Alaska's Quietest Big Decision Is Due July 9
A campaign finance bill cleared its final hurdles while no one was looking — and now the governor has eleven days to decide its fate.
While Governor Dunleavy was making headlines vetoing nine bills in a single dramatic week — covering everything from civil rights to corporate taxes — a campaign finance bill with much bigger stakes for how Alaska elections work was moving through its final steps almost unnoticed.
House Bill 16 would reimpose limits on campaign contributions in Alaska for the first time since 2021, when a federal court struck down the state's old caps. Since then, Alaska has run two full election cycles with no limit at all on what an individual can give a candidate. HB 16 would cap individual contributions at $2,000 per candidate per election cycle, among other provisions.
Here's what makes the timing notable. The bill almost died from neglect — one senator who revived it admitted as much, saying it had nearly fallen through the cracks before a late vote brought it back. It passed the Senate 12–8 and the House 21–19, was enrolled on June 22, and is now sitting on the governor's desk with a deadline of July 9 for him to sign it, veto it, or let it become law without his signature.

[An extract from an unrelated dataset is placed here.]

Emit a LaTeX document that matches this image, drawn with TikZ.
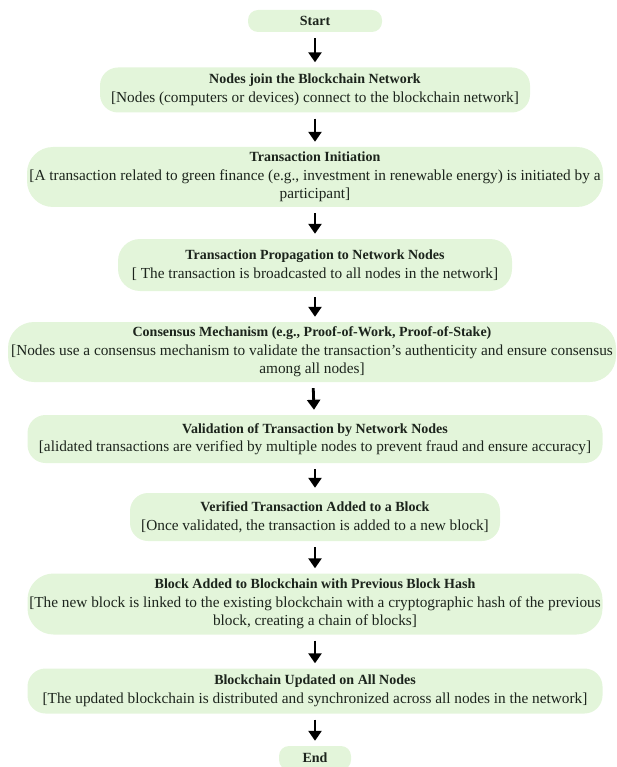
\documentclass[tikz,border=0pt]{standalone}
\usepackage{fontspec}
\setmainfont{Liberation Serif}
\usepackage{tikz}
\usetikzlibrary{arrows.meta}
\definecolor{stepfill}{RGB}{227,245,218}
\definecolor{steptext}{RGB}{28,36,28}
\newcommand{\steptitle}[1]{{\fontsize{14}{18.5}\selectfont\bfseries #1}}

\begin{document}
\begin{tikzpicture}[x=1pt, y=-1pt,
    box/.style={fill=stepfill, text=steptext, rounded corners=18pt, inner sep=0pt, align=center, font=\fontsize{15.3}{18.5}\selectfont},
    arrow/.style={-{Triangle[width=13pt,length=10pt]}, line width=2.8pt, shorten <=6pt, shorten >=5pt}
]
\useasboundingbox (0,0) rectangle (617,767);
\node[box, minimum width=134pt, minimum height=22pt, rounded corners=10pt] (start) at (315,21) {\steptitle{Start}};
\node[box, minimum width=430pt, minimum height=45pt] (join) at (315,90) {\steptitle{Nodes join the Blockchain Network}\\{[}Nodes (computers or devices) connect to the blockchain network]};
\node[box, minimum width=576pt, minimum height=60pt, rounded corners=26pt] (init) at (315,177) {\steptitle{Transaction Initiation}\\{[}A transaction related to green finance (e.g., investment in renewable energy) is initiated by a\\participant]};
\node[box, minimum width=394pt, minimum height=52pt, rounded corners=22pt] (prop) at (315,265) {\steptitle{Transaction Propagation to Network Nodes}\\{[} The transaction is broadcasted to all nodes in the network]};
\node[box, minimum width=608pt, minimum height=60pt, rounded corners=26pt] (consensus) at (312,352) {\steptitle{Consensus Mechanism (e.g., Proof-of-Work, Proof-of-Stake)}\\{[}Nodes use a consensus mechanism to validate the transaction's authenticity and ensure consensus\\among all nodes]};
\node[box, minimum width=575pt, minimum height=48pt] (validate) at (315,439) {\steptitle{Validation of Transaction by Network Nodes}\\{[}alidated transactions are verified by multiple nodes to prevent fraud and ensure accuracy]};
\node[box, minimum width=370pt, minimum height=48pt] (verified) at (315,517) {\steptitle{Verified Transaction Added to a Block}\\{[}Once validated, the transaction is added to a new block]};
\node[box, minimum width=575pt, minimum height=61pt, rounded corners=26pt] (block) at (315,604) {\steptitle{Block Added to Blockchain with Previous Block Hash}\\{[}The new block is linked to the existing blockchain with a cryptographic hash of the previous\\block, creating a chain of blocks]};
\node[box, minimum width=575pt, minimum height=45pt] (updated) at (315,691) {\steptitle{Blockchain Updated on All Nodes}\\{[}The updated blockchain is distributed and synchronized across all nodes in the network]};
\node[box, minimum width=72pt, minimum height=24pt, rounded corners=10pt] (end) at (315,758) {\steptitle{End}};

\draw[arrow] (start) -- (join);
\draw[arrow] (join) -- (init);
\draw[arrow] (init) -- (prop);
\draw[arrow] (prop) -- (consensus.north -| prop.south);
\draw[arrow] (consensus) -- (validate);
\draw[arrow] (validate) -- (verified);
\draw[arrow] (verified) -- (block);
\draw[arrow] (block) -- (updated);
\draw[arrow] (updated) -- (end);
\end{tikzpicture}
\end{document}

Unlike the nine bills he vetoed with detailed public explanations on June 18, there's been no public signal yet on where Dunleavy stands on HB 16 — even the bill's own sponsors say they hadn't spoken with him about it as of late May.
The stakes are real either way. If he signs it, the bill cancels a separate ballot initiative that would otherwise put the same question directly to voters in November — a measure expected to pass by a wide margin based on Alaska's history with similar measures. If he vetoes it, that initiative goes back on the ballot instead.